AUSTIN, Texas Motorola Inc. has outlined plans, announced in December, to eliminate 4,000 jobs from its Semiconductor Products Sector, with about half coming from the closure of front-end and back-end production facilities in Hong Kong and Japan. The company said it also plans to eliminate 20 percent of its 600 corporate officers at the vice president level and above.
Chief executive officer Chris Galvin will be responsible for identifying the approximately 120 officers whose jobs will be eliminated, said a spokeswoman at Motorola's headquarters in Schaumburg, Ill.
The reduction in corporate officers mirrors the 20 percent drop in sales at Motorola during the current downturn. To date, all of the company's layoffs have involved lower-ranked employees, and the spokeswoman said top management felt "a clear responsibility to eliminate management layers."
Motorola expects to have about 100,000 employees on its payroll by the end of this year, down from about 150,000 at its peak in August 2000. The job cuts are continuing at the company's Semiconductor Products Sector, which currently employs about 30,000 worldwide.
The semiconductor unit said Thursday (Jan. 10) it will cut 800 to 900 jobs by closing a test and assembly facility in Hong Kong's Silicon Harbor. It said it will also close an assembly facility in Sendai, Japan, and a smaller back-end facility in Austin, Texas, where the Semiconductor Products Sector is based. Test and assembly operations will be consolidated at existing sites in Kuala Lumpur, Malaysia and Tianjin, China.

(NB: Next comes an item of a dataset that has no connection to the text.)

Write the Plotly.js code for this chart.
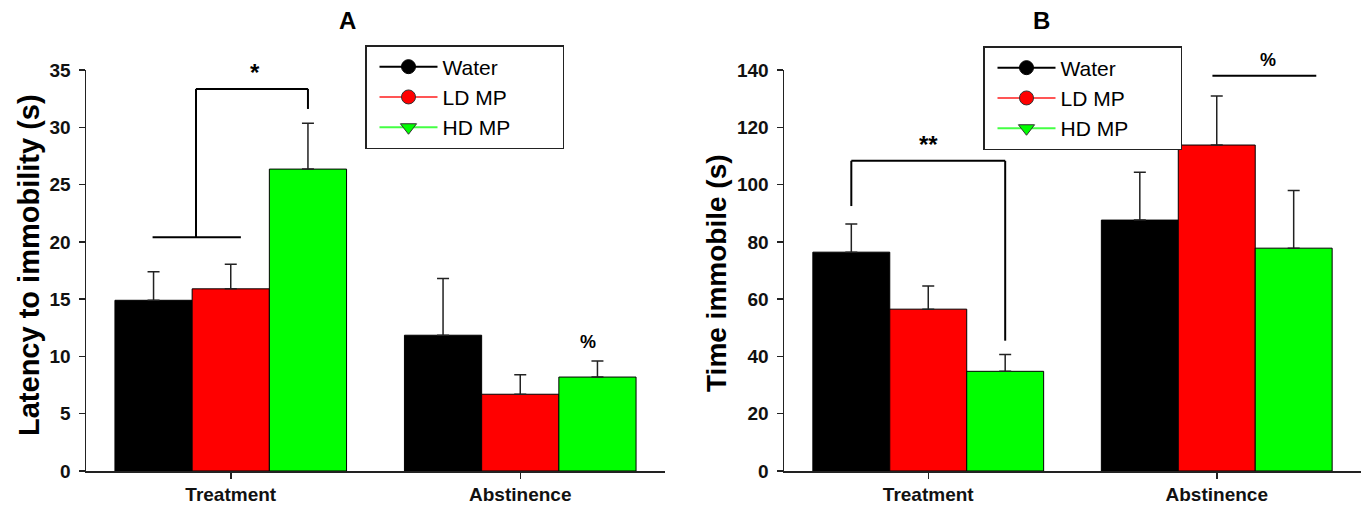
<!DOCTYPE html>
<html>
<head>
<meta charset="utf-8">
<script src="https://cdn.plot.ly/plotly-3.0.1.min.js"></script>
<style>html,body{margin:0;padding:0;background:#fff;}#chart{width:1361px;height:510px;}</style>
</head>
<body>
<div id="chart"></div>
<script>
// ---- data ----
const categories = ["Treatment", "Abstinence"];
const seriesNames = ["Water", "LD MP", "HD MP"];

// Panel A: Latency to immobility (s)
const latencyWater = [14.9, 11.85];
const latencyLD    = [15.9, 6.7];
const latencyHD    = [26.35, 8.2];
const latencyWaterErr = [2.5, 4.95];
const latencyLDErr    = [2.15, 1.7];
const latencyHDErr    = [4.0, 1.4];

// Panel B: Time immobile (s)
const immobileWater = [76.4, 87.6];
const immobileLD    = [56.5, 113.8];
const immobileHD    = [34.8, 77.8];
const immobileWaterErr = [9.8, 16.7];
const immobileLDErr    = [8.1, 17.1];
const immobileHDErr    = [5.9, 20.1];

const yTicksA = [0, 5, 10, 15, 20, 25, 30, 35];
const yTicksB = [0, 20, 40, 60, 80, 100, 120, 140];

// ---- styling ----
const barColors = ["#000000", "#ff0000", "#00ff00"];
const legendLineColors = ["#000000", "#ff5555", "#44ff44"];
const legendSymbols = ["circle", "circle", "triangle-down"];
const FONT = "Arial, 'Liberation Sans', sans-serif";
const NB = "\u00A0".repeat(8);

function bars(vals, errs, xa, ya) {
  return vals.map((v, i) => ({
    type: "bar",
    x: categories,
    y: v,
    name: seriesNames[i],
    xaxis: xa, yaxis: ya,
    showlegend: false,
    marker: {color: barColors[i], line: {color: "#000", width: 1}},
    error_y: {type: "data", symmetric: false, array: errs[i], arrayminus: [0, 0],
              color: "#222", thickness: 1.5, width: 6}
  }));
}
function legendTraces(xa, ya, leg) {
  return seriesNames.map((n, i) => ({
    type: "scatter", mode: "lines+markers",
    x: [null], y: [null], name: n + NB, xaxis: xa, yaxis: ya, legend: leg,
    line: {color: legendLineColors[i], width: 2},
    marker: {color: barColors[i], symbol: legendSymbols[i], size: 14,
             line: {color: i === 0 ? "#000" : "#333", width: 1}}
  }));
}

const data = [
  ...bars([latencyWater, latencyLD, latencyHD], [latencyWaterErr, latencyLDErr, latencyHDErr], "x", "y"),
  ...bars([immobileWater, immobileLD, immobileHD], [immobileWaterErr, immobileLDErr, immobileHDErr], "x2", "y2"),
  ...legendTraces("x", "y", "legend"),
  ...legendTraces("x2", "y2", "legend2")
];

const W = 1361, H = 510;
const px = v => v / W;
const py = v => 1 - v / H;

const tickFont = {family: FONT, size: 19, color: "#111", weight: "bold"};
const axCommon = {
  showgrid: false, zeroline: false, showline: true, linecolor: "#222", linewidth: 1.5,
  ticks: "outside", ticklen: 6, tickwidth: 1.5, tickcolor: "#222", tickfont: tickFont
};

const legendCommon = {
  bgcolor: "#fff", bordercolor: "#222", borderwidth: 1.5,
  font: {family: FONT, size: 21, color: "#000"},
  xanchor: "left", yanchor: "top", tracegroupgap: 0, itemwidth: 58, indentation: 8
};

const lineStyle = {color: "#000", width: 2};
function seg(xref, yref, x0, y0, x1, y1) {
  return {type: "line", xref: xref, yref: yref, x0: x0, y0: y0, x1: x1, y1: y1, line: lineStyle, layer: "above"};
}
function note(xref, yref, x, y, text, size, extra) {
  return Object.assign({xref: xref, yref: yref, x: x, y: y, text: text, showarrow: false,
    xanchor: "center", yanchor: "middle",
    font: {family: FONT, size: size, weight: "bold", color: "#000"}}, extra || {});
}

const layout = {
  width: W, height: H,
  margin: {l: 0, r: 0, t: 0, b: 0},
  paper_bgcolor: "#fff", plot_bgcolor: "#fff",
  bargap: 0.2, bargroupgap: 0, barmode: "group",
  xaxis: Object.assign({}, axCommon, {domain: [px(86), px(665)], range: [-0.5, 1.5], anchor: "y",
         type: "category", categoryarray: categories}),
  yaxis: Object.assign({}, axCommon, {domain: [py(471), py(70)], range: [0, 35], anchor: "x",
         tickvals: yTicksA, ticklabelstandoff: 4}),
  xaxis2: Object.assign({}, axCommon, {domain: [px(784), 1], range: [-0.5, 1.5], anchor: "y2",
         type: "category", categoryarray: categories}),
  yaxis2: Object.assign({}, axCommon, {domain: [py(471), py(70)], range: [0, 140], anchor: "x2",
         tickvals: yTicksB, ticklabelstandoff: 4}),
  legend: Object.assign({}, legendCommon, {x: px(365), y: py(45)}),
  legend2: Object.assign({}, legendCommon, {x: px(983), y: py(46)}),
  shapes: [
    // Panel A bracket
    seg("x", "y", -0.27, 20.4, 0.035, 20.4),
    seg("x", "y", -0.12, 20.4, -0.12, 33.35),
    seg("x", "y", -0.12, 33.35, 0.2667, 33.35),
    seg("x", "y", 0.2667, 33.35, 0.2667, 31.6),
    // Panel B bracket
    seg("x2", "y2", -0.2667, 92.5, -0.2667, 108.3),
    seg("x2", "y2", -0.2667, 108.3, 0.2667, 108.3),
    seg("x2", "y2", 0.2667, 108.3, 0.2667, 45.5),
    // Panel B % line
    seg("x2", "y2", 0.985, 138, 1.345, 138)
  ],
  annotations: [
    note("paper", "paper", px(347), py(21), "A", 24),
    note("paper", "paper", px(1041), py(21), "B", 24),
    note("paper", "paper", px(29), py(265), "Latency to immobility (s)", 29, {textangle: -90}),
    note("paper", "paper", px(716), py(273), "Time immobile (s)", 28, {textangle: -90}),
    note("x", "y", 0.085, 34.8, "*", 24),
    note("x", "y", 1.235, 11.3, "%", 18),
    note("x2", "y2", 0, 114, "**", 24),
    note("paper", "paper", px(1268), py(60), "%", 18)
  ]
};

Plotly.newPlot("chart", data, layout, {displayModeBar: false, staticPlot: true});
</script>
</body>
</html>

A front-end production facility at Motorola's Tohoku Semiconductor operation in Sendai at the same location as the assembly facility slated for closure will be consolidated. An 8-inch production line there will be closed and moved to a 6-inch facility. While semiconductor companies normally phase out older lines that process smaller diameter wafers, Motorola said the 6-inch line at Sendai operates at higher rates. "The 6-inch line has more flexibility, the ability to supply the mix of products from our transportation automotive and standard products microcontrollers divisions," said a spokesman for the Semiconductor Products Sector.
The closures announced Thursday will take place over the course of this year, and will result in about 2,000 job cuts. The "majority" of the other 2,000 jobs to be eliminated will come from non-manufacturing positions within the semiconductor division, the spokesman said. Motorola previously announced plans to close three older front-end facilities in the Phoenix area.
"As things stand today, these are the closures that we expect over the course of this year," the spokesman said. "That should be it for the year."
By early 2003, barring an unexpected worsening of business conditions, Motorola expects to have consolidated front-end production at two fabrication facilities in Austin; one in Chandler, Ariz.; a gallium arsenide fab in Tempe, Ariz.; and at CMOS fabs in East Kilbride, Scotland; Tolouse, France; and Tianjin, China.
The announcements come a week after Edward Breen officially assumed the president and chief operating officer position at Motorola. Breen, viewed by Wall Street as capable of introducing efficiencies into Motorola's far-flung operations, earlier served as chief executive officer at General Instrument Corp., which Motorola acquired in January 2000.